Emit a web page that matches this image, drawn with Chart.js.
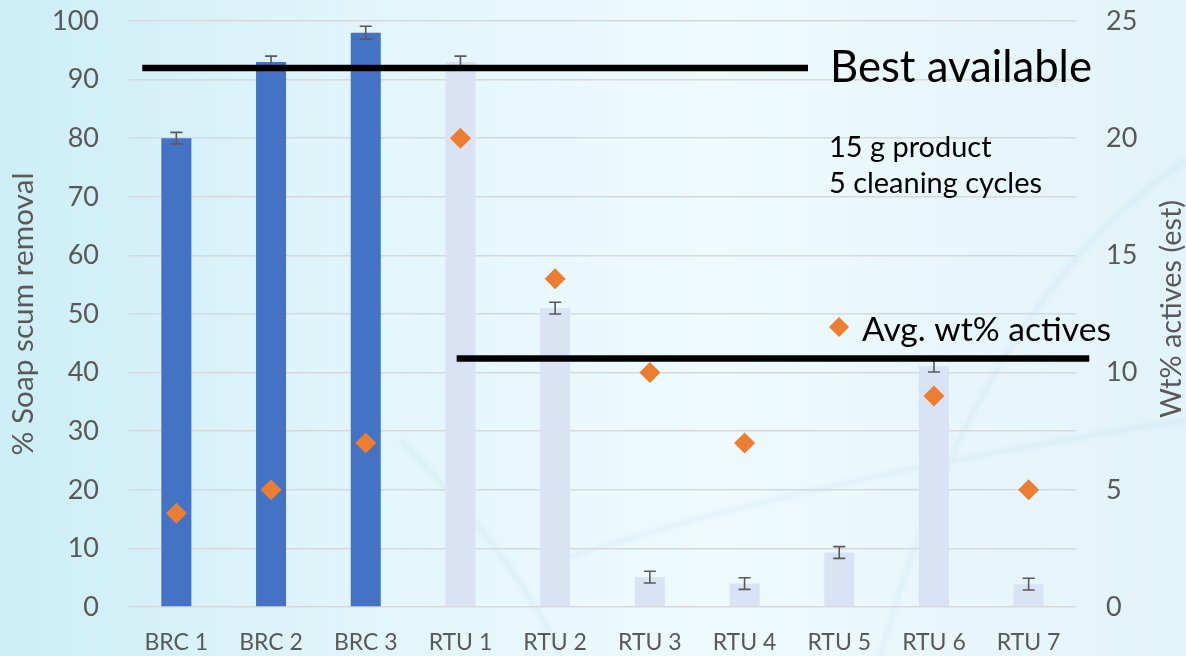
<!DOCTYPE html>
<html>
<head>
<meta charset="utf-8">
<script src="https://cdn.jsdelivr.net/npm/chart.js@4.4.1/dist/chart.umd.min.js"></script>
<style>
  html, body { margin: 0; padding: 0; overflow: hidden; }
  #wrap { width: 1186px; height: 656px; }
</style>
</head>
<body>
<div id="wrap"><canvas id="scumChart"></canvas></div>
<script>
// Products tested
const products = ['BRC 1', 'BRC 2', 'BRC 3', 'RTU 1', 'RTU 2', 'RTU 3', 'RTU 4', 'RTU 5', 'RTU 6', 'RTU 7'];

// % soap scum removal (left axis) and its error
const scumRemoval = [80, 93, 98, 93, 51, 5.1, 4.0, 9.3, 41.1, 3.9];
const scumError = [1, 1, 1.1, 1, 1, 1, 1, 1, 1, 1];

// Avg. wt% actives (right axis), RTU 5 has no value
const activesWt = [4, 5, 7, 20, 14, 10, 7, null, 9, 5];

// Axis ticks
const leftTicks = { min: 0, max: 100, step: 10 };
const rightTicks = { min: 0, max: 25, step: 5 };

// Reference lines: "Best available" on the left axis, the other on the right axis
const bestAvailable = 92;
const activesRef = 10.6;

const GREY = '#595959';
const FONT = 'Lato, "Open Sans", sans-serif';

// fit a font size so the text is a given width
function fitFont(ctx, text, width) {
  ctx.font = '100px ' + FONT;
  return 100 * width / ctx.measureText(text).width;
}

const background = {
  id: 'background',
  beforeDraw(chart) {
    const { ctx, width, height } = chart;
    ctx.save();
    const g = ctx.createLinearGradient(0, 0, width, 0);
    g.addColorStop(0, '#cdeef6');
    g.addColorStop(0.35, '#e4f6fb');
    g.addColorStop(0.6, '#eefafd');
    g.addColorStop(1, '#e2f3f9');
    ctx.fillStyle = g;
    ctx.fillRect(0, 0, width, height);
    // faint network strands
    ctx.filter = 'blur(2px)';
    ctx.strokeStyle = 'rgba(120, 185, 205, 0.12)';
    ctx.lineWidth = 4;
    ctx.beginPath();
    ctx.moveTo(400, 440); ctx.quadraticCurveTo(520, 560, 560, 656);
    ctx.moveTo(560, 560); ctx.quadraticCurveTo(800, 480, 1186, 420);
    ctx.moveTo(880, 656); ctx.quadraticCurveTo(980, 300, 1186, 160);
    ctx.stroke();
    ctx.restore();
  }
};

const overlay = {
  id: 'overlay',
  afterDatasetsDraw(chart) {
    const { ctx, scales } = chart;
    const x = scales.x, y = scales.y, y1 = scales.y1;
    ctx.save();

    // error bars
    ctx.strokeStyle = GREY;
    ctx.lineWidth = 1.6;
    scumRemoval.forEach((v, i) => {
      const cx = x.getPixelForValue(i);
      const top = y.getPixelForValue(v + scumError[i]);
      const bot = y.getPixelForValue(v - scumError[i]);
      ctx.beginPath();
      ctx.moveTo(cx, top); ctx.lineTo(cx, bot);
      ctx.moveTo(cx - 6, top); ctx.lineTo(cx + 6, top);
      ctx.moveTo(cx - 6, bot); ctx.lineTo(cx + 6, bot);
      ctx.stroke();
    });

    // reference lines
    ctx.strokeStyle = '#000';
    ctx.lineWidth = 6.5;
    const step = x.getPixelForValue(1) - x.getPixelForValue(0);
    const x0 = x.getPixelForValue(0);
    let ly = y.getPixelForValue(bestAvailable);
    ctx.beginPath();
    ctx.moveTo(x0 - 0.36 * step, ly);
    ctx.lineTo(x0 + 6.67 * step, ly);
    ctx.stroke();
    ly = y1.getPixelForValue(activesRef);
    ctx.beginPath();
    ctx.moveTo(x0 + 2.96 * step, ly);
    ctx.lineTo(x0 + 9.64 * step, ly);
    ctx.stroke();

    // annotations
    ctx.fillStyle = '#000';
    ctx.textBaseline = 'alphabetic';
    ctx.textAlign = 'left';
    let s = fitFont(ctx, 'Best available', 262);
    ctx.font = s + 'px ' + FONT;
    ctx.fillText('Best available', 830, 82);
    s = fitFont(ctx, '5 cleaning cycles', 213);
    ctx.font = s + 'px ' + FONT;
    ctx.fillText('15 g product', 829, 157);
    ctx.fillText('5 cleaning cycles', 829, 193);

    // legend
    ctx.fillStyle = '#ED7D31';
    ctx.beginPath();
    ctx.moveTo(839, 317); ctx.lineTo(849, 327); ctx.lineTo(839, 337); ctx.lineTo(829, 327);
    ctx.closePath();
    ctx.fill();
    ctx.fillStyle = '#000';
    s = fitFont(ctx, 'Avg. wt% actives', 249);
    ctx.font = s + 'px ' + FONT;
    ctx.fillText('Avg. wt% actives', 862, 341);

    // axis titles
    ctx.fillStyle = GREY;
    ctx.textAlign = 'center';
    ctx.textBaseline = 'middle';
    s = fitFont(ctx, '% Soap scum removal', 283);
    ctx.font = s + 'px ' + FONT;
    ctx.translate(23, 314);
    ctx.rotate(-Math.PI / 2);
    ctx.fillText('% Soap scum removal', 0, 0);
    ctx.setTransform(1, 0, 0, 1, 0, 0);
    s = fitFont(ctx, 'Wt% actives (est)', 218);
    ctx.font = s + 'px ' + FONT;
    ctx.translate(1172, 309);
    ctx.rotate(-Math.PI / 2);
    ctx.fillText('Wt% actives (est)', 0, 0);
    ctx.restore();
  }
};

new Chart(document.getElementById('scumChart'), {
  data: {
    labels: products,
    datasets: [
      {
        type: 'scatter',
        label: 'Avg. wt% actives',
        data: activesWt,
        yAxisID: 'y1',
        showLine: false,
        pointStyle: 'rectRot',
        pointRadius: 10.5,
        pointBackgroundColor: '#ED7D31',
        pointBorderWidth: 0,
        order: 0
      },
      {
        type: 'bar',
        label: '% Soap scum removal',
        data: scumRemoval,
        yAxisID: 'y',
        backgroundColor: products.map(p => p.startsWith('BRC') ? '#4472C4' : '#DAE3F3'),
        barPercentage: 0.317,
        categoryPercentage: 1,
        order: 1
      }
    ]
  },
  options: {
    responsive: true,
    maintainAspectRatio: false,
    animation: false,
    layout: { padding: { top: 21, left: 0, right: 0, bottom: 0 } },
    plugins: { legend: { display: false }, tooltip: { enabled: false } },
    scales: {
      x: {
        type: 'category',
        grid: { display: false },
        border: { display: false },
        ticks: { color: GREY, font: { family: FONT, size: 23 }, padding: 14 },
        afterFit(scale) { scale.height = 49; }
      },
      y: {
        position: 'left',
        min: leftTicks.min,
        max: leftTicks.max,
        ticks: { stepSize: leftTicks.step, color: GREY, font: { family: FONT, size: 27 }, padding: 30 },
        grid: { color: '#d6d9db', lineWidth: 1.6, drawTicks: false },
        border: { display: false },
        afterFit(scale) { scale.width = 129; scale.paddingTop = 0; scale.paddingBottom = 0; }
      },
      y1: {
        position: 'right',
        min: rightTicks.min,
        max: rightTicks.max,
        ticks: { stepSize: rightTicks.step, color: GREY, font: { family: FONT, size: 27 }, padding: 30 },
        grid: { display: false, drawTicks: false },
        border: { display: false },
        afterFit(scale) { scale.width = 110; scale.paddingTop = 0; scale.paddingBottom = 0; }
      }
    }
  },
  plugins: [background, overlay]
});
</script>
</body>
</html>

- [SET EXERCISE]: All of the lines above should be retyped precisely, apart from the pictures.

- [ANSWER TO THIS EXERCISE]:
Emit a web page that matches this image, drawn with Chart.js.
<!DOCTYPE html>
<html>
<head>
<meta charset="utf-8">
<script src="https://cdn.jsdelivr.net/npm/chart.js@4.4.1/dist/chart.umd.min.js"></script>
<style>
  html, body { margin: 0; padding: 0; overflow: hidden; }
  #wrap { width: 1186px; height: 656px; }
</style>
</head>
<body>
<div id="wrap"><canvas id="scumChart"></canvas></div>
<script>
// Products tested
const products = ['BRC 1', 'BRC 2', 'BRC 3', 'RTU 1', 'RTU 2', 'RTU 3', 'RTU 4', 'RTU 5', 'RTU 6', 'RTU 7'];

// % soap scum removal (left axis) and its error
const scumRemoval = [80, 93, 98, 93, 51, 5.1, 4.0, 9.3, 41.1, 3.9];
const scumError = [1, 1, 1.1, 1, 1, 1, 1, 1, 1, 1];

// Avg. wt% actives (right axis), RTU 5 has no value
const activesWt = [4, 5, 7, 20, 14, 10, 7, null, 9, 5];

// Axis ticks
const leftTicks = { min: 0, max: 100, step: 10 };
const rightTicks = { min: 0, max: 25, step: 5 };

// Reference lines: "Best available" on the left axis, the other on the right axis
const bestAvailable = 92;
const activesRef = 10.6;

const GREY = '#595959';
const FONT = 'Lato, "Open Sans", sans-serif';

// fit a font size so the text is a given width
function fitFont(ctx, text, width) {
  ctx.font = '100px ' + FONT;
  return 100 * width / ctx.measureText(text).width;
}

const background = {
  id: 'background',
  beforeDraw(chart) {
    const { ctx, width, height } = chart;
    ctx.save();
    const g = ctx.createLinearGradient(0, 0, width, 0);
    g.addColorStop(0, '#cdeef6');
    g.addColorStop(0.35, '#e4f6fb');
    g.addColorStop(0.6, '#eefafd');
    g.addColorStop(1, '#e2f3f9');
    ctx.fillStyle = g;
    ctx.fillRect(0, 0, width, height);
    // faint network strands
    ctx.filter = 'blur(2px)';
    ctx.strokeStyle = 'rgba(120, 185, 205, 0.12)';
    ctx.lineWidth = 4;
    ctx.beginPath();
    ctx.moveTo(400, 440); ctx.quadraticCurveTo(520, 560, 560, 656);
    ctx.moveTo(560, 560); ctx.quadraticCurveTo(800, 480, 1186, 420);
    ctx.moveTo(880, 656); ctx.quadraticCurveTo(980, 300, 1186, 160);
    ctx.stroke();
    ctx.restore();
  }
};

const overlay = {
  id: 'overlay',
  afterDatasetsDraw(chart) {
    const { ctx, scales } = chart;
    const x = scales.x, y = scales.y, y1 = scales.y1;
    ctx.save();

    // error bars
    ctx.strokeStyle = GREY;
    ctx.lineWidth = 1.6;
    scumRemoval.forEach((v, i) => {
      const cx = x.getPixelForValue(i);
      const top = y.getPixelForValue(v + scumError[i]);
      const bot = y.getPixelForValue(v - scumError[i]);
      ctx.beginPath();
      ctx.moveTo(cx, top); ctx.lineTo(cx, bot);
      ctx.moveTo(cx - 6, top); ctx.lineTo(cx + 6, top);
      ctx.moveTo(cx - 6, bot); ctx.lineTo(cx + 6, bot);
      ctx.stroke();
    });

    // reference lines
    ctx.strokeStyle = '#000';
    ctx.lineWidth = 6.5;
    const step = x.getPixelForValue(1) - x.getPixelForValue(0);
    const x0 = x.getPixelForValue(0);
    let ly = y.getPixelForValue(bestAvailable);
    ctx.beginPath();
    ctx.moveTo(x0 - 0.36 * step, ly);
    ctx.lineTo(x0 + 6.67 * step, ly);
    ctx.stroke();
    ly = y1.getPixelForValue(activesRef);
    ctx.beginPath();
    ctx.moveTo(x0 + 2.96 * step, ly);
    ctx.lineTo(x0 + 9.64 * step, ly);
    ctx.stroke();

    // annotations
    ctx.fillStyle = '#000';
    ctx.textBaseline = 'alphabetic';
    ctx.textAlign = 'left';
    let s = fitFont(ctx, 'Best available', 262);
    ctx.font = s + 'px ' + FONT;
    ctx.fillText('Best available', 830, 82);
    s = fitFont(ctx, '5 cleaning cycles', 213);
    ctx.font = s + 'px ' + FONT;
    ctx.fillText('15 g product', 829, 157);
    ctx.fillText('5 cleaning cycles', 829, 193);

    // legend
    ctx.fillStyle = '#ED7D31';
    ctx.beginPath();
    ctx.moveTo(839, 317); ctx.lineTo(849, 327); ctx.lineTo(839, 337); ctx.lineTo(829, 327);
    ctx.closePath();
    ctx.fill();
    ctx.fillStyle = '#000';
    s = fitFont(ctx, 'Avg. wt% actives', 249);
    ctx.font = s + 'px ' + FONT;
    ctx.fillText('Avg. wt% actives', 862, 341);

    // axis titles
    ctx.fillStyle = GREY;
    ctx.textAlign = 'center';
    ctx.textBaseline = 'middle';
    s = fitFont(ctx, '% Soap scum removal', 283);
    ctx.font = s + 'px ' + FONT;
    ctx.translate(23, 314);
    ctx.rotate(-Math.PI / 2);
    ctx.fillText('% Soap scum removal', 0, 0);
    ctx.setTransform(1, 0, 0, 1, 0, 0);
    s = fitFont(ctx, 'Wt% actives (est)', 218);
    ctx.font = s + 'px ' + FONT;
    ctx.translate(1172, 309);
    ctx.rotate(-Math.PI / 2);
    ctx.fillText('Wt% actives (est)', 0, 0);
    ctx.restore();
  }
};

new Chart(document.getElementById('scumChart'), {
  data: {
    labels: products,
    datasets: [
      {
        type: 'scatter',
        label: 'Avg. wt% actives',
        data: activesWt,
        yAxisID: 'y1',
        showLine: false,
        pointStyle: 'rectRot',
        pointRadius: 10.5,
        pointBackgroundColor: '#ED7D31',
        pointBorderWidth: 0,
        order: 0
      },
      {
        type: 'bar',
        label: '% Soap scum removal',
        data: scumRemoval,
        yAxisID: 'y',
        backgroundColor: products.map(p => p.startsWith('BRC') ? '#4472C4' : '#DAE3F3'),
        barPercentage: 0.317,
        categoryPercentage: 1,
        order: 1
      }
    ]
  },
  options: {
    responsive: true,
    maintainAspectRatio: false,
    animation: false,
    layout: { padding: { top: 21, left: 0, right: 0, bottom: 0 } },
    plugins: { legend: { display: false }, tooltip: { enabled: false } },
    scales: {
      x: {
        type: 'category',
        grid: { display: false },
        border: { display: false },
        ticks: { color: GREY, font: { family: FONT, size: 23 }, padding: 14 },
        afterFit(scale) { scale.height = 49; }
      },
      y: {
        position: 'left',
        min: leftTicks.min,
        max: leftTicks.max,
        ticks: { stepSize: leftTicks.step, color: GREY, font: { family: FONT, size: 27 }, padding: 30 },
        grid: { color: '#d6d9db', lineWidth: 1.6, drawTicks: false },
        border: { display: false },
        afterFit(scale) { scale.width = 129; scale.paddingTop = 0; scale.paddingBottom = 0; }
      },
      y1: {
        position: 'right',
        min: rightTicks.min,
        max: rightTicks.max,
        ticks: { stepSize: rightTicks.step, color: GREY, font: { family: FONT, size: 27 }, padding: 30 },
        grid: { display: false, drawTicks: false },
        border: { display: false },
        afterFit(scale) { scale.width = 110; scale.paddingTop = 0; scale.paddingBottom = 0; }
      }
    }
  },
  plugins: [background, overlay]
});
</script>
</body>
</html>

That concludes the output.